Леся и Рус - страница 37
— Привет, принцесса, — смеется Айя, перехватывая у мужа пакеты и легко касаясь его пальцев. Эльф вздрагивает и рассеянно улыбается.
Богдана кивает, но тут же забывает о взрослых, потому что ее уже взяли в оборот близнецы: двухлетние егозы, нереально похожие на своего отца. И это странно, потому что я точно знаю — этих девчонок Костромины взяли из детского дома. И, судя по рассказам Алекса, Айя не собирается останавливаться на троих. Да и сам он не против, а выглядит очень даже счастливым идиотом. И за грудиной неприятно жжет, словно туда всунули кусок раскаленного солнца: больно и вместе с тем невозможно оторваться.

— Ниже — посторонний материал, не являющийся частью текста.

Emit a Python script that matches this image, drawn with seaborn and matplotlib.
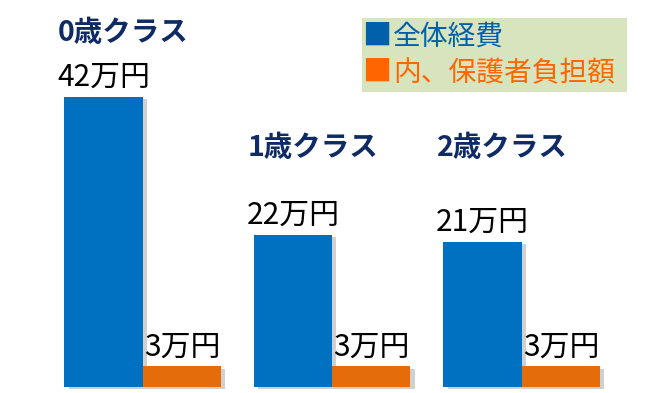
import matplotlib
matplotlib.use("Agg")
import matplotlib.pyplot as plt
import matplotlib.patheffects as pe
from matplotlib.patches import Rectangle
import pandas as pd
import seaborn as sns

# ---- data ----
classes = ["0歳クラス", "1歳クラス", "2歳クラス"]
series = ["全体経費", "内、保護者負担額"]
total_cost = [42, 22, 21]
parent_cost = [3, 3, 3]
unit = "万円"

# ---- layout / style ----
title_y = [51.3, 34.6, 34.6]
blue = "#0070C0"
orange = "#E46C0A"
legend_blue = "#0060AA"
legend_orange = "#FF6600"
title_color = "#0F2B66"

sns.set_theme(style="white")
plt.rcParams["font.family"] = ["Noto Sans CJK JP", "DejaVu Sans"]

df = pd.DataFrame({
    "class": classes * 2,
    "series": [series[0]] * 3 + [series[1]] * 3,
    "value": total_cost + parent_cost,
})

fig = plt.figure(figsize=(6.54, 3.93), dpi=100)
ax = fig.add_axes([0, 0, 1, 1])
sns.barplot(data=df, x="class", y="value", hue="series", order=classes,
            hue_order=series, palette=[blue, orange], width=0.826,
            saturation=1, legend=False, ax=ax)

for p in ax.patches:
    p.set_linewidth(0)
    p.set_path_effects([pe.SimplePatchShadow(offset=(3, -2), shadow_rgbFace="#666666", alpha=0.3),
                        pe.Normal()])

for cont in ax.containers:
    for bar in cont:
        h = bar.get_height()
        ax.annotate(f"{h:g}{unit}", (bar.get_x() + bar.get_width() / 2, h),
                    xytext=(0, 2.5), textcoords="offset points",
                    ha="center", va="bottom", fontsize=21.5, color="black")

for i, name in enumerate(classes):
    ax.text(i - 0.447, title_y[i], name, ha="left", va="center",
            fontsize=20.5, fontweight="bold", color=title_color)

# legend box
ax.add_patch(Rectangle((362 / 654, 1 - 92 / 393), (627 - 362) / 654, (92 - 18) / 393,
                       transform=ax.transAxes, facecolor="#D8E4BE", edgecolor="none", zorder=3))
for k, (lbl, col, ypix) in enumerate([(series[0], legend_blue, 37), (series[1], legend_orange, 73)]):
    ax.text(362 / 654, 1 - ypix / 393, "■", transform=ax.transAxes,
            ha="left", va="center", fontsize=21, color=col, zorder=4)
    ax.text(393 / 654, 1 - ypix / 393, lbl, transform=ax.transAxes,
            ha="left", va="center", fontsize=20, color=col, zorder=4)

scale = 6.9
ax.set_xlim(-142.7 / 189.5, (654 - 142.7) / 189.5)
ax.set_ylim(-(393 - 386.5) / scale, 386.5 / scale)
ax.axis("off")
fig.savefig("out.png", dpi=100)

Я смотрю, как Богдана смеется, сперва неуверенно, а потом все открытее, как охотно подставляет свои кудри любопытным ручкам Матвея, как что-то объясняет на пальцах болтающим без умолку близняшкам, и дико радуюсь, что эта семья — мои друзья.
— Завтра Крутовы обещали нагрянуть, — шепотом, словно открывает самую страшную тайну, говорит Айя.

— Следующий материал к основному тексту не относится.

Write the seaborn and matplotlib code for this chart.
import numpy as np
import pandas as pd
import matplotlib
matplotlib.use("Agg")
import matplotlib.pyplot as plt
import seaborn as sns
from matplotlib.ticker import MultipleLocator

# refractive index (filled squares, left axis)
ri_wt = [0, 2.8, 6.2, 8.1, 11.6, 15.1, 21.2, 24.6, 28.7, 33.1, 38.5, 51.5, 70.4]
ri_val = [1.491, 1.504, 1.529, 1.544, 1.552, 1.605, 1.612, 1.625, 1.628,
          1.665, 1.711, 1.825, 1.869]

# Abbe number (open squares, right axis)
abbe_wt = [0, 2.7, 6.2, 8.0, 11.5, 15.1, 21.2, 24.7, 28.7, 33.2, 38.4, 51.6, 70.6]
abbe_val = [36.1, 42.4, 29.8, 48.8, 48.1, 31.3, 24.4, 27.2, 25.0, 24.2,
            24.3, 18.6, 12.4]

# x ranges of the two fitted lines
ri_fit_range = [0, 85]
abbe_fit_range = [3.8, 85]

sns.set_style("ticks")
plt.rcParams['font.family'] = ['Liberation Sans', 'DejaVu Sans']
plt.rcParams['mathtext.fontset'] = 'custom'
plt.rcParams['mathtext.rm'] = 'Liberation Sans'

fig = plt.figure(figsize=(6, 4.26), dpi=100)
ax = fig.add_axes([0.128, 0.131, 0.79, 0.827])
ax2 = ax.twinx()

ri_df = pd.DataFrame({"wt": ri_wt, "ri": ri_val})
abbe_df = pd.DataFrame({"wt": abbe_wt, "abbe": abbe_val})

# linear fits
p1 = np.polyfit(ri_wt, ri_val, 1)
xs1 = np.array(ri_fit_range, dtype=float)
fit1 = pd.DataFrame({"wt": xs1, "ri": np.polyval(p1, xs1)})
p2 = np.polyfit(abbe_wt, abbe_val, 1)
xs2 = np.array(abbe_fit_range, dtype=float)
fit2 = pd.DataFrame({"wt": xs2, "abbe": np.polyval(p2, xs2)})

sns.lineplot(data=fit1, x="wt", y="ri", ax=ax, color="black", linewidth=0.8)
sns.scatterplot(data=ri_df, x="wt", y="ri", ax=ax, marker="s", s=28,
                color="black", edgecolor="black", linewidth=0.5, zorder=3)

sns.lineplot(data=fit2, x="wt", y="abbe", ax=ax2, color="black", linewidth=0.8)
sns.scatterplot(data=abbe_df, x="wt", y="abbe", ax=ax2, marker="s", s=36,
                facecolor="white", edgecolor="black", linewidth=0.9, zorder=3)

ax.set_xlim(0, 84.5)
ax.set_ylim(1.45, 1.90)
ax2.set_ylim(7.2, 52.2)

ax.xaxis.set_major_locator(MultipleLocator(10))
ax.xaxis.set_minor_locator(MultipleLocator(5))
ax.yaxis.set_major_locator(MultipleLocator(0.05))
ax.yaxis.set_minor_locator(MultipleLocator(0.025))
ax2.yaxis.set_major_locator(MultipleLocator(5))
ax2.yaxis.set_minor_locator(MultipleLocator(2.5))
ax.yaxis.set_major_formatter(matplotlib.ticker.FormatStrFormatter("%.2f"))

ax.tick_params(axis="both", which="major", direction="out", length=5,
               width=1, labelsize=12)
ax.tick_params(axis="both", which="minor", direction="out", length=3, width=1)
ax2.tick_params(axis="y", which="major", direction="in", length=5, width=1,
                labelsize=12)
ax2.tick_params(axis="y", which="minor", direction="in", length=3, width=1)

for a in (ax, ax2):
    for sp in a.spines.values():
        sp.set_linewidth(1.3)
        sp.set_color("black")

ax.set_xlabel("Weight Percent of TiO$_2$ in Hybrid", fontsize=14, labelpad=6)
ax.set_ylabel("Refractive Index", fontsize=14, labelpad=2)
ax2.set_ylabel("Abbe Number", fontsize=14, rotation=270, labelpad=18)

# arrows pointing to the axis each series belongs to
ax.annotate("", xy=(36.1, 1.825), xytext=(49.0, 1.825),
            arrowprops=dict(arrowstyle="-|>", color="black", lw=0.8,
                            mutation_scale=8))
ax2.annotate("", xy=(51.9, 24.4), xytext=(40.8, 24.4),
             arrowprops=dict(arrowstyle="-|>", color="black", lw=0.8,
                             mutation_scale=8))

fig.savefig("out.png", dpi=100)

— Спасибо, — отвечаю одними губами, не смотря на жену своего друга и ощущая, как мир расплывается перед глазами. Это нихрена не слезы, потому что мужики не плачут, но я торопливо поднимаюсь, целую свою Звездочку, наполняя легкие ее сладким запахом, в котором уже плетутся нити мандаринов, рассыпанных на постели.
Богдана поднимает на меня сияющее лицо:
— Спасибо, — по слогам повторяет она мои слова.
Щелкаю ее по носу, ловя ее смущенную улыбку. Она жмурится ненадолго, а потом возвращает внимание детворе, ловко очищая для них мандарины. Так, будто каждый день вот так проводит время. Будто эти трое — ее семья. Черт!
Ерошу волосы и спешу сбежать. От счастья, что искрится в каждом вдохе. От себя самого.
Айя тем временем шуршит пакетами, что-то весело рассказывая. А у меня в ушах только смех Богданы.
— Руслан, — уже в коридоре останавливает меня сорванный голос Эльфа. Смотрю в его синие глаза, в которых столько любви, что хочется надеть очки, потому что слепит. — Верни ее, — говорит едва слышно.
«Верни ее…»
Эти два слова торчат в голове всю дорогу до клиники, где работает Корзин. И пока я спрашиваю, где могу найти Сергея Васильевича, а медсестра провожает меня в ординаторскую.
Корзин стоит у окна и разговаривает по телефону. Я не пытаюсь вдуматься в его слова, напичканные медицинской терминологией, просто подхожу к столу и кладу перед ним документы.
— Подписывай, — спокойно, выдерживая его тяжелый взгляд. Он сворачивает разговор, прячет телефон в карман хирургической куртки.
— Вернулся, значит, — словно приговор вынес.
На долю секунды я удивлен, а потом ухмылка кривит губы. Он все знал: обо мне и Ксанке. Все эти годы знал. Наверняка и открытки видел, хотя, уверен, Ксанка сама ничего ему не рассказывала и не показывала. Потому что заперла в ящик и приволокла на порог «моего» дома в горах.
Корзин садится в кресло, смотрит документы. Откидывается на спинку, скрещивает на столе пальцы. Он здоровый мужик и я точно знаю, что хороший кардиохирург. А еще я знаю, что он предатель и что моя Земляничка не любит его, иначе не хранила бы мои письма. Иначе не поднялась бы в ту ночь на крышу. Иначе не сбежала бы от меня…
Я не анализирую, что именно движет ее поступками: жалость, чувство вины, страх или еще какая хрень. Я не хочу ничего выяснять. Я хочу свою женщину.
— Леся моя жена. Моя. Она меня любит, и я не отдам ее тебе.
— Я уже ее забрал.
И поверх документов ложится фотография Богданы: рыжее чудо, улыбающееся рассвету. Я сфотографировал ее на телефон в одну из наших утренних посиделок за стаканом молока.
Надо отдать ему должное, держится хорошо, хоть и видна боль в его исказившемся лице. Извини, мужик, но эти девочки — мои. Даже если меня ломает от твоих слов и от мысли, что я ошибаюсь и она действительно любит мужа, ведь добивалась же его столько лет...
— Это Богдана, — говорю, каждым словом вколачивая гвозди в гроб семейной жизни Корзина и моей Ксанки. — Ей двенадцать лет. И она наша дочь.
— Этого не может быть, — парирует он, всматриваясь в лицо девочки — точной копии его жены. — Леся же…
— Бесплодна? — и ловлю его злое изумление.